Featuring a self-portrait as its cover, ‘Likewise’ is the debut solo record from Hop Along’s Frances Quinlan and although it has plenty that will appeal to fans of her day job, it also finds her experiementing with more expansive instrumentation and instruments including harps, synths, strings and electronic beats.
‘Piltdown Man’ opens the record with a burst of ambient sounds including children giggling and what sounds like a squeeky gym floor before Frances starts singing about a friend’s dad over stop-start Tori Amos-style piano.

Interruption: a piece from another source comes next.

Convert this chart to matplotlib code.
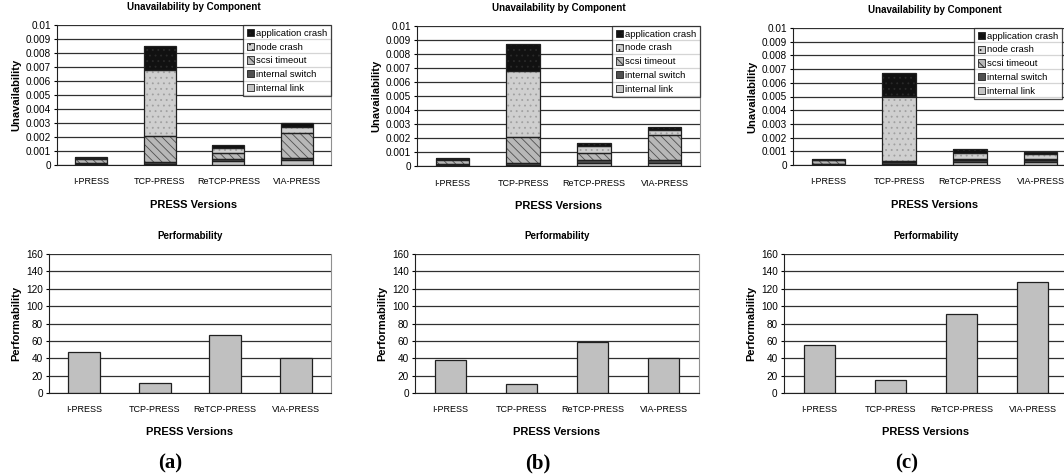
import matplotlib
matplotlib.use("Agg")
import matplotlib.pyplot as plt
from matplotlib.patches import Patch

plt.rcParams['font.family'] = ['Liberation Sans', 'DejaVu Sans']
plt.rcParams['hatch.linewidth'] = 0.6

versions = ['I-PRESS', 'TCP-PRESS', 'ReTCP-PRESS', 'VIA-PRESS']
components = ['internal link', 'internal switch', 'scsi timeout', 'node crash', 'application crash']

# unavailability per component, stacked bottom -> top (a), (b), (c)
unav_a = {
    'internal link':     [0.00010, 0.00010, 0.00026, 0.00033],
    'internal switch':   [0.00002, 0.00015, 0.00017, 0.00017],
    'scsi timeout':      [0.00030, 0.00185, 0.00045, 0.00180],
    'node crash':        [0.00005, 0.00470, 0.00036, 0.00040],
    'application crash': [0.00008, 0.00170, 0.00022, 0.00030],
}
unav_b = {
    'internal link':     [0.00010, 0.00005, 0.00025, 0.00025],
    'internal switch':   [0.00002, 0.00015, 0.00015, 0.00015],
    'scsi timeout':      [0.00030, 0.00190, 0.00050, 0.00180],
    'node crash':        [0.00005, 0.00470, 0.00050, 0.00040],
    'application crash': [0.00008, 0.00190, 0.00025, 0.00020],
}
unav_c = {
    'internal link':     [0.00008, 0.00010, 0.00025, 0.00025],
    'internal switch':   [0.00002, 0.00015, 0.00015, 0.00015],
    'scsi timeout':      [0.00025, 0.00005, 0.00005, 0.00005],
    'node crash':        [0.00004, 0.00470, 0.00045, 0.00033],
    'application crash': [0.00006, 0.00170, 0.00025, 0.00017],
}
perf_a = [47, 11, 67, 40]
perf_b = [38, 10, 59, 40]
perf_c = [55, 15, 91, 128]

unav_ticks = [0, 0.001, 0.002, 0.003, 0.004, 0.005, 0.006, 0.007, 0.008, 0.009, 0.01]
unav_ticklabels = ['0', '0.001', '0.002', '0.003', '0.004', '0.005', '0.006', '0.007', '0.008', '0.009', '0.01']
perf_ticks = [0, 20, 40, 60, 80, 100, 120, 140, 160]

# look of each component: face colour, hatch colour, hatch
looks = {
    'internal link':     ('#c4c4c4', '#c4c4c4', None),
    'internal switch':   ('#505050', '#505050', None),
    'scsi timeout':      ('#b8b8b8', '#505050', '\\\\\\\\'),
    'node crash':        ('#cfcfcf', '#a0a0a0', '...'),
    'application crash': ('#111111', '#2a2a2a', '...'),
}

W, H = 1064, 476
fig = plt.figure(figsize=(W / 100, H / 100), dpi=100)


def rect(l, t, r, b):
    return [l / W, 1 - b / H, (r - l) / W, (b - t) / H]


def style_axes(ax):
    ax.set_xlim(-0.5, 3.5)
    ax.grid(axis='y', color='#303030', lw=0.9)
    ax.set_axisbelow(True)
    ax.spines['top'].set_visible(False)
    ax.spines['right'].set_color('#909090')
    ax.spines['left'].set_color('#202020')
    ax.spines['bottom'].set_color('#202020')
    ax.tick_params(axis='x', length=0, labelsize=6.5, pad=9)
    ax.tick_params(axis='y', length=2.5, labelsize=7.2, pad=2)
    ax.set_xticks(range(4))
    ax.set_xticklabels(versions)


def unav_panel(box, data, leg_left=None):
    ax = fig.add_axes(rect(*box))
    bottom = [0.0] * 4
    for comp in components:
        fc, hc, hatch = looks[comp]
        vals = data[comp]
        ax.bar(range(4), vals, 0.47, bottom=bottom, color=fc, edgecolor=hc,
               hatch=hatch, lw=0, zorder=2)
        ax.bar(range(4), vals, 0.47, bottom=bottom, fill=False,
               edgecolor='#202020', lw=0.9, zorder=3)
        bottom = [b + v for b, v in zip(bottom, vals)]
    style_axes(ax)
    ax.set_ylim(0, 0.01)
    ax.set_yticks(unav_ticks)
    ax.set_yticklabels(unav_ticklabels)
    ax.set_title('Unavailability by Component', fontsize=7, fontweight='bold', pad=11)
    ax.set_ylabel('Unavailability', fontsize=8, fontweight='bold', labelpad=3)
    ax.set_xlabel('PRESS Versions', fontsize=8, fontweight='bold', labelpad=10)
    handles = []
    for comp in reversed(components):
        fc, hc, hatch = looks[comp]
        handles.append(Patch(facecolor=fc, edgecolor='#202020', hatch=hatch, lw=0.6,
                             label=comp))
    kw = dict(loc='upper right', borderaxespad=0)
    if leg_left is not None:
        kw = dict(loc='upper left', bbox_to_anchor=(leg_left / W, 1 - box[1] / H),
                  bbox_transform=fig.transFigure, borderaxespad=0)
    leg = ax.legend(handles=handles, fontsize=6.8, frameon=True, fancybox=False,
                    handlelength=0.8, handleheight=0.8, handletextpad=0.2,
                    labelspacing=0.5, borderpad=0.4, **kw)
    leg.get_frame().set_edgecolor('#202020')
    leg.get_frame().set_linewidth(0.9)
    leg.set_zorder(5)
    return ax


def perf_panel(box, vals, tag, tag_x):
    ax = fig.add_axes(rect(*box))
    ax.bar(range(4), vals, 0.45, color='#c0c0c0', edgecolor='#202020', lw=0.9, zorder=2)
    style_axes(ax)
    ax.set_ylim(0, 160)
    ax.set_yticks(perf_ticks)
    ax.set_title('Performability', fontsize=7, fontweight='bold', pad=11)
    ax.set_ylabel('Performability', fontsize=8, fontweight='bold', labelpad=3)
    ax.set_xlabel('PRESS Versions', fontsize=8, fontweight='bold', labelpad=9)
    fig.text(tag_x / W, 1 - 463 / H, tag, fontsize=15, fontweight='bold',
             family=['Liberation Serif', 'DejaVu Serif'], ha='center', va='center')
    return ax


unav_panel((57, 25, 331, 165), unav_a)
unav_panel((417, 26, 700, 166), unav_b)
unav_panel((793, 28, 1076, 165), unav_c, leg_left=974)

perf_panel((49, 254, 331, 393), perf_a, '(a)', 170)
perf_panel((415, 254, 699, 393), perf_b, '(b)', 538)
perf_panel((784, 254, 1068, 393), perf_c, '(c)', 907)

fig.savefig('out.png', dpi=100)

This is followed by recent single ‘Your Reply’, an honest account of how sometimes you can profess your love for someone only to be met with silence and contemplation. ‘Rare Thing’ has poppier vibes with synths that sit happily alongside Tegan & Sara and Maggie Rogers as Frances sings about dreams becoming nightmares and ‘making giants out of strangers’.
‘Detroit Lake’ is altogether more glacial and experimental as Frances sums up different personal situations: ‘You were mid-sentence when I had to interrupt you in order to relate” Across the table words fly, under them they rarely collide’. ‘A Secret’ follows with this sparser aesthetic that brings to mind Laura Marling. There’s an element of seething as Frances asks ‘How do you want me to look?’ and then asks ‘Visit when you can’. ‘Lean”s intro has stirring strings and a loving message of ‘I need us more than ever’, while the closing cover of Built to Spill’s ‘Carry the Zero’ is another fractured piece with synthesised vocals, harmonies and effects-laden guitars: ‘I can’t be your apologist very long. I’m surprised you want to carry that on’.
‘Likewise’ is the sound of an exceptional artist embracing the creative freedom a solo record can bring with brilliant results.